Sometimes researchers neglect to disclose inventions because they don’t seem like big “breakthroughs” in the mind of the researcher, or the invention has not been completely optimized. If your invention may have commercial value and if the essential elements can be described, you may have an invention that IPO would be able to help develop and commercialize through a patent application. The Biosciences technology commercialization team is available to discuss your idea or invention.
For an invention to be patentable, it must meet four requirements:
- It is a process, machine, manufacture of composition of matter—or any new and useful improvement thereof. Laws of nature and abstract ideas are not patentable.
- It has utility. The bar is not high; any use is typically acceptable.
- It is novel. This means it has not been previously patented, described in a printed publication, put into public use, offered for sale, or otherwise made widely available. These instances are referred to as “prior art.”
- It is non-obvious. “Non-obvious” as used here is a legal term that has specific requirements, namely: the invention is not a combination of two or more prior art references that teach or suggest the invention, and the combination has a reasonable expectation of success.
Who is considered an inventor?
An inventor on a patent is anyone who made an intellectual contribution to the invention. Unlike publication authorship, someone who performed experiments following another person’s instructions is not an inventor.
Disclosing inventions to IPO for potential patenting: Why, how, and when?
Disclosing inventions to IPO can increase the impact of your research. In addition, inventors receive 35% of net royalties from licenses to their patents or patent applications. Your employment contract also requires that you disclose to IPO all inventions you produce while you are employed at the Lab.
In many cases, an invention is not likely to be commercialized in the absence of patent protection because companies will often not invest in R&D and product or service development if they don’t have the ability to prevent other companies that have not had to make a similar investment from duplicating their products or services.
Submission of a Record of Invention (ROI) to the IP Office does not protect your invention from loss of patent rights. It is an internal document only.
Inventions should be disclosed no later than when you have finished the first draft of a manuscript describing the invention or at least two months before any type of public disclosure. (See tab below for examples of public disclosures.)
What constitutes a public disclosure that would compromise patent rights?
U.S. grace period: In the United States, invention owners have a one-year grace period following their own public disclosure to secure U.S. rights to the disclosed invention. All patent rights in non-U.S. jurisdictions are lost upon public disclosure.
Who owns your invention?
The Regents of the University of California own inventions conceived by employees of Berkeley Lab that are within an employee’s scope of work at the Lab, or when the employee used Lab resources for the invention. Employees assign their inventions to the UC Regents when they sign the IP Acknowledgement form before their employment term begins.
What happens once you submit a Record of Invention?

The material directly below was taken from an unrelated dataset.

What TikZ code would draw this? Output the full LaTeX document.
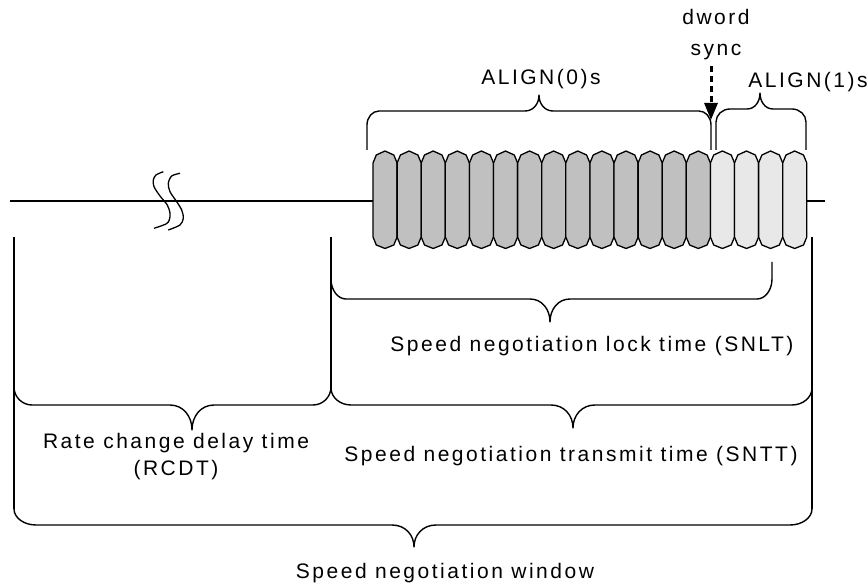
\documentclass[tikz,border=0pt]{standalone}
\usepackage{fontspec}
\newfontfamily\lblfont{Liberation Sans}[LetterSpace=12]
\usetikzlibrary{arrows.meta}
\definecolor{blkdark}{RGB}{192,192,192}
\definecolor{blklight}{RGB}{232,232,232}

% brace: L R E H T P rh rv d
% legs at x=L and x=R run from y=E to the corner, horizontal at y=H,
% tip at (T,P), corner radii rh/rv (rv signed towards the legs), tip half-width d
\newcommand\timebrace[9]{%
  \draw[bracestyle] (#1,#3) -- (#1,{#4+#8})
    .. controls (#1,{#4+0.45*#8}) and ({#1+0.45*#7},#4) .. ({#1+#7},#4)
    -- ({#5-#9},#4)
    .. controls ({#5-0.4*#9},#4) and (#5,{#4+0.45*(#6-#4)}) .. (#5,#6)
    .. controls (#5,{#4+0.45*(#6-#4)}) and ({#5+0.4*#9},#4) .. ({#5+#9},#4)
    -- ({#2-#7},#4)
    .. controls ({#2-0.45*#7},#4) and (#2,{#4+0.45*#8}) .. (#2,{#4+#8})
    -- (#2,#3);}

% one transmitted dword: pointed top and bottom
\newcommand\dwordblock[2]{%
  \draw[blockstyle,fill=#2] (#1,163) -- ({#1+3.3},155) -- ({#1+12},151) -- ({#1+20.8},155)
    -- ({#1+24.1},163) -- ({#1+24.1},237) -- ({#1+20.8},245) -- ({#1+12},248.5)
    -- ({#1+3.3},245) -- (#1,237) -- cycle;}

\begin{document}
\begin{tikzpicture}[x=1pt,y=-1pt,
  bracestyle/.style={line width=1.4pt,line join=round},
  wire/.style={line width=1.3pt},
  blockstyle/.style={line width=1.3pt,line join=round},
  lbl/.style={font=\lblfont\fontsize{21}{28}\selectfont,inner sep=0pt,anchor=base,align=center},
  syncarrow/.style={line width=3pt,dash pattern=on 6pt off 4pt,-{Triangle[width=13pt,length=17pt]}}]
\useasboundingbox (0,0) rectangle (868,585);

% signal line with break marks
\draw[wire] (10,201) -- (373,201);
\draw[wire] (806,201) -- (825,201);
\draw[wire] plot[smooth] coordinates {(163.3,171.7) (156,175) (153.3,180) (154,186.7) (160,196) (167.3,205) (170,213.3) (169.3,220) (166,224) (154,228.3)};
\draw[wire] plot[smooth] coordinates {(180,173.3) (171.7,176) (168.3,183.3) (170,191.7) (176.7,201.7) (181.7,210) (183.3,218.3) (180,225) (168.3,230)};

% ALIGN(0) and ALIGN(1) dwords
\foreach \i in {0,...,13} {\dwordblock{373+24.1*\i}{blkdark}}
\foreach \i in {14,...,17} {\dwordblock{373+24.1*\i}{blklight}}

% upper braces and labels
\timebrace{367}{711}{150}{111}{539}{95}{12}{14}{14}
\timebrace{716}{806}{150}{109}{760}{93}{14}{13}{13}
\node[lbl] (align0) at (541,85) {ALIGN(0)s};
\node[lbl] (align1) at (808,88) {ALIGN(1)s};
\node[lbl] (dword) at (716,25) {dword};
\node[lbl] (sync) at (716,56) {sync};
\coordinate (synctop) at (711,66);
\coordinate (syncpt) at (711,120);
\draw[syncarrow] (synctop) -- (syncpt);

% time boundaries
\draw[wire] (14,237) -- (14,509);
\draw[wire] (331,237) -- (331,388);
\draw[wire] (812,237) -- (812,509);

% lower braces
\timebrace{331}{772}{262}{299}{550}{322}{15}{-20}{20}
\timebrace{14}{331}{387}{405}{192}{430}{18}{-18}{22}
\timebrace{331}{812}{387}{405}{573}{428}{20}{-17}{22}
\timebrace{14}{812}{509}{525}{414}{547}{22}{-16}{22}

\node[lbl] (snlt) at (592,352) {Speed negotiation lock time (SNLT)};
\node[lbl] (rcdt) at (176,448) {Rate change delay time};
\node[lbl] (rcdtb) at (176,475) {(RCDT)};
\node[lbl] (sntt) at (571,461) {Speed negotiation transmit time (SNTT)};
\node[lbl] (window) at (445,578) {Speed negotiation window};
\end{tikzpicture}
\end{document}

You will receive confirmation that your submission was received. An IPO Technology Commercialization Associate (TCA)—or, for JBEI, the JBEI Director of Commercialization—will then assess the invention for commercial potential and will seek patent counsel input on patentability. The assessment will include a discussion with the inventor(s). Assessments are usually conducted within a month of submission, or sooner if an imminent public disclosure is noted in the ROI.
Which inventions should be covered by patent applications?
Some factors the TCA will consider include:
- Market size for potential products/market growth potential
- Potential profit margins
- Scale-up potential
- Strength of value proposition
- Company feedback
- Stage of development
- Time to market
- Regulatory/policy environment
- Strategic alignment with the Biosciences Area and Division goals
- Existence of, or opportunity for, future DOE funding
- Inventor interest in the commercialization process
What is a patent license?
Berkeley Lab, on behalf of the Regents of the University of California, may execute licenses which grant companies the right to exercise certain patent rights—including, in the case of an exclusive license, preventing others from exercising those rights—in exchange for certain fees and typically a royalty based on product sales. If a company first wants to explore the possibility of commercializing an invention, Berkeley Lab may grant that company an “option” to license a patent or patent application instead of an actual license. This reserves certain rights for that company but it cannot sell products or services until it has executed a license.
Why does the Lab want to license inventions?
The goal in licensing Lab technology is first and foremost to make sure inventions get out into the marketplace to benefit the public—to solve national challenges. In many cases, an invention is unlikely to be commercialized in the absence of patent protection because companies will often not invest in R&D and product development if they don’t have the ability to prevent other companies that have not had to make a similar investment from duplicating their products or services. The second goal is to get a fair return for the taxpayers, who typically fund the research, by way of investing a significant fraction of licensing income back into research.
What is licensing income used for?
Net income from licenses and options (after patent costs and any other administrative fees are covered) is distributed by the following formula: 50% to the central Lab pool managed by the Directorate; 15% to the inventors’ Area(s); and 35% to the inventors. The JBEI institutional partner portion of the distribution for JBEI inventions is unique, although JBEI inventors still receive 35% of net licensing income. Licensing income is often used by the Lab to purchase critical equipment that is not allowable under other grants, to fund special projects that are of strategic importance to fundamental research, to provide match funding for proposals, and occasionally to de-risk promising inventions.